The country’s net inflows of foreign direct investments (FDI) decreased to $368 million by 36.2 percent from the $577 million recorded in the same month a year ago, the Bangko Sentral ng Pilipinas (BSP) reported Tuesday.
However, BSP data showed FDI net inflows still slightly increased in the first nine months by 3.8 percent to $6.7 billion from the year-ago level.
For September, BSP said the decline in FDI net inflows was mainly driven by a 32.8 percent decrease in investments in debt instruments to $277 million from $413 million posted in the same month a year ago.
Similarly, foreign investments in equity capital excluding reinvestment of earnings fell by 91.2 percent to $7 million from US$83 million.
On the other hand, reinvestment of earnings grew by 3.6 percent to $84 million from $81 million.
Most investments in September came from Japan with a 60 percent share, followed by the United States with 25 percent, and Singapore with eight percent.
Funds channeled to manufacturing sector
The bulk of foreign investors’ funds were channeled to the manufacturing sector which received 58 percent of the total equity investments, followed by real estate with 19 percent and information and communication with 8 percent.
Rizal Commercial Banking Corp. chief economist Michael Ricafort said foreigners, especially in the US, must have hesitated to invest their funds as they were waiting for clearer signals about the trajectories of inflation and the Federal Reserve’s policy rate.
The US Labor Department reported that the inflation in the US in September rose 0.2 percent, which Reuters said was higher than analysts’ forecast.
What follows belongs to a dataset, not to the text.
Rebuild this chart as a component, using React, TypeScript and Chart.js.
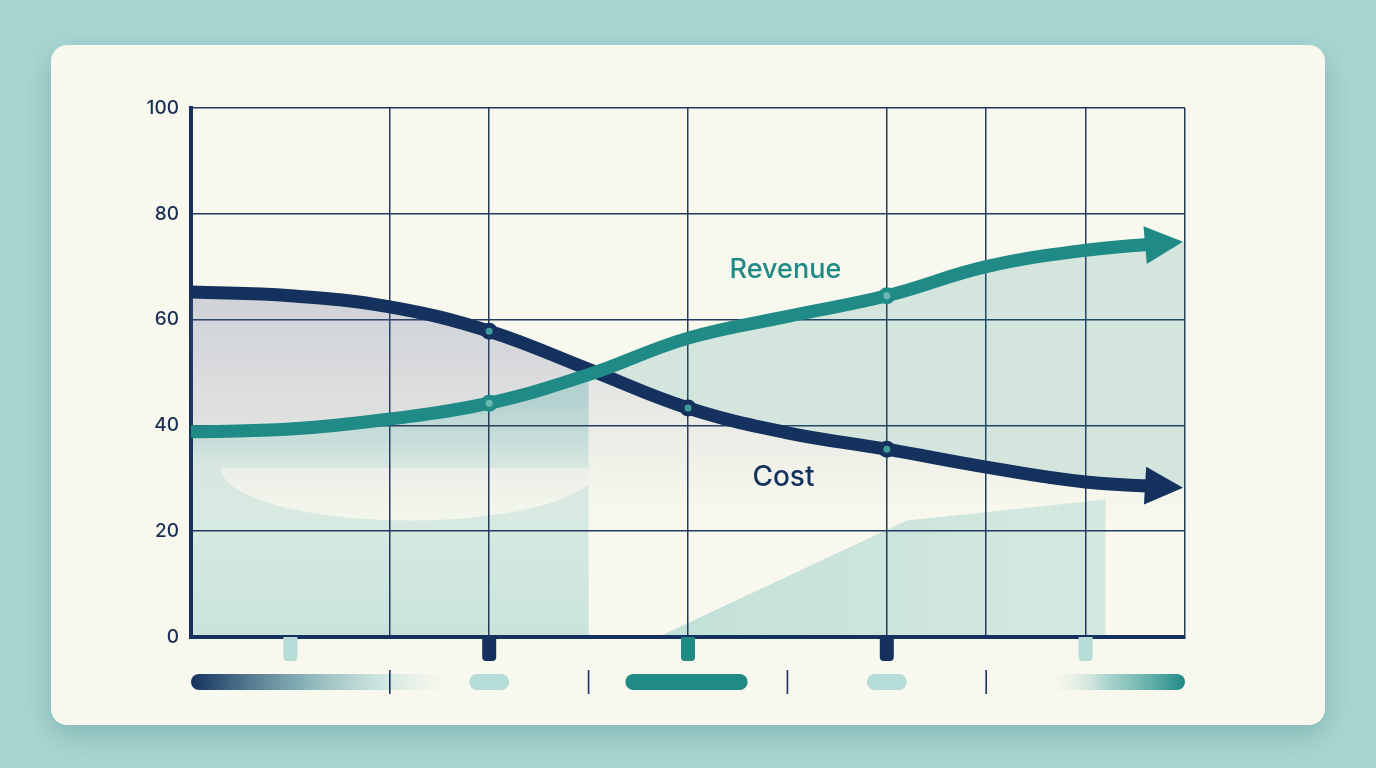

“Inflation rates in many countries have yet to come down which should give investors extra cash that can be used for various investments,” Ricafort said.
Waiting for the Fed
The economist added investors were waiting for the monetary policy decision of the Federal Reserve which usually signals any short-term inflationary and other economic risks.
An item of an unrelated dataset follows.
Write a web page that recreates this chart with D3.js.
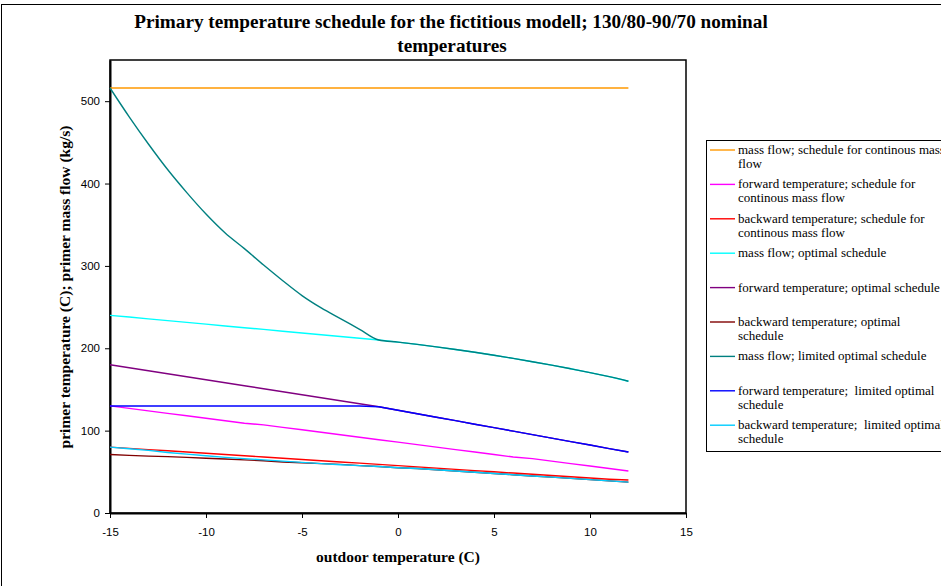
<!DOCTYPE html>
<html lang="en">
<head>
<meta charset="UTF-8">
<title>Primary temperature schedule</title>
<script src="https://cdn.jsdelivr.net/npm/d3@7"></script>
<style>
  body { margin: 0; background: #fff; }
  svg { display: block; }
</style>
</head>
<body>
<script>
// outdoor temperatures (C)
const temps = [-15, -14, -13, -12, -11, -10, -9, -8, -7, -6, -5, -4, -3, -2, -1,
               0, 1, 2, 3, 4, 5, 6, 7, 8, 9, 10, 11, 12];

// values
const massContinuous = [516, 516, 516, 516, 516, 516, 516, 516, 516, 516, 516, 516, 516, 516, 516,
                        516, 516, 516, 516, 516, 516, 516, 516, 516, 516, 516, 516, 516];
const fwdContinuous = [130, 127, 124, 121, 118, 115, 112, 109, 107, 104, 101, 98, 95, 92, 89,
                       86, 83, 80, 77, 74, 71, 68, 66, 63, 60, 57, 54, 51];
const backContinuous = [80, 78.5, 77, 75.5, 74, 72.5, 71, 69.5, 68, 66.5, 65, 63.5, 62, 60.5, 59,
                        57.5, 56, 54.5, 53, 51.5, 50, 48.5, 47, 45.5, 44, 42.5, 41, 40];
const massOptimal = [240, 237.9, 235.7, 233.6, 231.4, 229.3, 227.1, 225, 222.9, 220.7, 218.6, 216.4, 214.3, 212.1, 210,
                     207.5, 204.7, 201.7, 198.5, 195.1, 191.5, 187.7, 183.7, 179.5, 175.1, 170.5, 165.5, 160];
const fwdOptimal = [180, 176.4, 172.7, 169.1, 165.4, 161.8, 158.1, 154.5, 150.9, 147.2, 143.6, 139.9, 136.3, 132.6, 129,
                    124.8, 120.5, 116.3, 112.1, 107.8, 103.6, 99.4, 95.2, 90.9, 86.7, 82.5, 78.2, 74];
const backOptimal = [71, 70, 69, 68.5, 67.5, 66.5, 65.5, 64.5, 63.5, 62, 61, 60, 59, 57.5, 56.5,
                     55, 54, 52.5, 51, 49.5, 48, 46.5, 45, 43.5, 42, 40.5, 39, 37.5];
const massLimited = [516, 481, 448, 417, 389, 363, 340, 321, 301, 282, 264, 249, 236, 223, 210,
                     207.5, 204.7, 201.7, 198.5, 195.1, 191.5, 187.7, 183.7, 179.5, 175.1, 170.5, 165.5, 160];
const fwdLimited = [130, 130, 130, 130, 130, 130, 130, 130, 130, 130, 130, 130, 130, 130, 129,
                    124.8, 120.5, 116.3, 112.1, 107.8, 103.6, 99.4, 95.2, 90.9, 86.7, 82.5, 78.2, 74];
const backLimited = [80, 78, 76, 73.5, 71.5, 69.5, 67.5, 66, 64.5, 63, 61.5, 60, 58.5, 57.5, 56.5,
                     55, 54, 52.5, 51, 49.5, 48, 46.5, 45, 43.5, 42, 40.5, 39, 37.5];

const seriesLabels = [
  "mass flow; schedule for continous mass\nflow",
  "forward temperature; schedule for\ncontinous mass flow",
  "backward temperature; schedule for\ncontinous mass flow",
  "mass flow; optimal schedule",
  "forward temperature; optimal schedule",
  "backward temperature; optimal\nschedule",
  "mass flow; limited optimal schedule",
  "forward temperature;  limited optimal\nschedule",
  "backward temperature;  limited optimal\nschedule"
];
const seriesValues = [massContinuous, fwdContinuous, backContinuous, massOptimal, fwdOptimal,
                      backOptimal, massLimited, fwdLimited, backLimited];
const seriesColors = ["#FF9900", "#FF00FF", "#FF0000", "#00FFFF", "#800080",
                      "#800000", "#008080", "#0000FF", "#00CCFF"];

const xTicks = [-15, -10, -5, 0, 5, 10, 15];
const yTicks = [0, 100, 200, 300, 400, 500];

const width = 941, height = 586;
const plot = { left: 110, right: 686, top: 60, bottom: 513 };

const svg = d3.select("body").append("svg")
    .attr("width", width)
    .attr("height", height);

// outer chart frame
svg.append("rect")
    .attr("x", 1.5).attr("y", 4.5)
    .attr("width", width + 20).attr("height", height + 20)
    .attr("fill", "#fff").attr("stroke", "#000").attr("stroke-width", 1);

const x = d3.scaleLinear().domain([-15, 15]).range([plot.left, plot.right]);
const y = d3.scaleLinear().domain([0, 550]).range([plot.bottom, plot.top]);

// plot area border
svg.append("rect")
    .attr("x", plot.left).attr("y", plot.top)
    .attr("width", plot.right - plot.left).attr("height", plot.bottom - plot.top)
    .attr("fill", "none").attr("stroke", "#000").attr("stroke-width", 1.5);

// axes
const xAxis = svg.append("g")
    .attr("transform", `translate(0,${plot.bottom})`)
    .call(d3.axisBottom(x).tickValues(xTicks).tickFormat(d => String(d))
      .tickSize(5).tickSizeOuter(0).tickPadding(10));
const yAxis = svg.append("g")
    .attr("transform", `translate(${plot.left},0)`)
    .call(d3.axisLeft(y).tickValues(yTicks).tickFormat(d => String(d))
      .tickSize(5).tickSizeOuter(0).tickPadding(5));
[xAxis, yAxis].forEach(a => {
  a.select(".domain").attr("stroke-width", 2);
  a.selectAll("text").attr("font-family", "Liberation Sans, Arial, sans-serif")
    .attr("font-size", 11.5).attr("fill", "#000");
});

// series lines; the limited mass flow is a smooth curve
const line = d3.line()
    .x((d, i) => x(temps[i]))
    .y(d => y(d));
const curvedLine = d3.line()
    .x((d, i) => x(temps[i]))
    .y(d => y(d))
    .curve(d3.curveMonotoneX);

svg.append("g")
  .selectAll("path")
  .data(seriesValues)
  .join("path")
    .attr("d", d => d === massLimited ? curvedLine(d) : line(d))
    .attr("fill", "none")
    .attr("stroke", (d, i) => seriesColors[i])
    .attr("stroke-width", 1.4);

// titles
const serif = "Liberation Serif, Times New Roman, serif";
svg.append("text")
    .attr("x", 451).attr("y", 28)
    .attr("text-anchor", "middle")
    .attr("font-family", serif).attr("font-weight", "bold").attr("font-size", 19.2)
    .text("Primary temperature schedule for the fictitious modell; 130/80-90/70 nominal");
svg.append("text")
    .attr("x", 452).attr("y", 52)
    .attr("text-anchor", "middle")
    .attr("font-family", serif).attr("font-weight", "bold").attr("font-size", 19.2)
    .text("temperatures");

svg.append("text")
    .attr("x", 398).attr("y", 562)
    .attr("text-anchor", "middle")
    .attr("font-family", serif).attr("font-weight", "bold").attr("font-size", 15.5)
    .text("outdoor temperature (C)");

svg.append("text")
    .attr("transform", "translate(70,287) rotate(-90)")
    .attr("text-anchor", "middle")
    .attr("font-family", serif).attr("font-weight", "bold").attr("font-size", 15.5)
    .text("primer temperature (C); primer mass flow (kg/s)");

// legend
const legend = svg.append("g");
legend.append("rect")
    .attr("x", 706.5).attr("y", 140.5)
    .attr("width", 260).attr("height", 311)
    .attr("fill", "#fff").attr("stroke", "#000").attr("stroke-width", 1);

const item = legend.selectAll("g.item")
  .data(seriesLabels)
  .join("g")
    .attr("class", "item")
    .attr("transform", (d, i) => `translate(0,${150 + i * 34.4})`);

item.append("line")
    .attr("x1", 710).attr("x2", 735)
    .attr("y1", 0).attr("y2", 0)
    .attr("stroke", (d, i) => seriesColors[i])
    .attr("stroke-width", 1.4);

item.append("text")
    .attr("font-family", serif).attr("font-size", 13)
    .attr("fill", "#000")
  .selectAll("tspan")
  .data(d => d.split("\n"))
  .join("tspan")
    .attr("x", 738)
    .attr("y", (d, i) => 4 + i * 14)
    .style("white-space", "pre")
    .text(d => d);
</script>
</body>
</html>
On 18 September, the US central bank announced a 50 basis point-cut to its policy rate as it projected inflation to ease toward its target of two percent.
Moving forward, Ricafort said FDI to the Philippines might increase in the fourth quarter as analysts expect the Federal Reserve to further cut its rate next week. A survey by Reuters showed an 87 percent chance of a 25 basis point-reduction.
Ricafort added that Philippine companies might see higher earnings in the remaining months of the year as local inflation continued to settle within the BSP target of two to four percent.
The Philippine Statistics Authority reported inflation fell to 1.9 percent in September from 3.3 percent in August as food and fuel prices decreased.
“Consumption will remain robust due to still manageable inflation and holidays spending in December. BSP Governor Eli Remolona Jr. also said the Monetary Board is considering whether to pause or cut its policy rate due to generally easing inflation,” he said.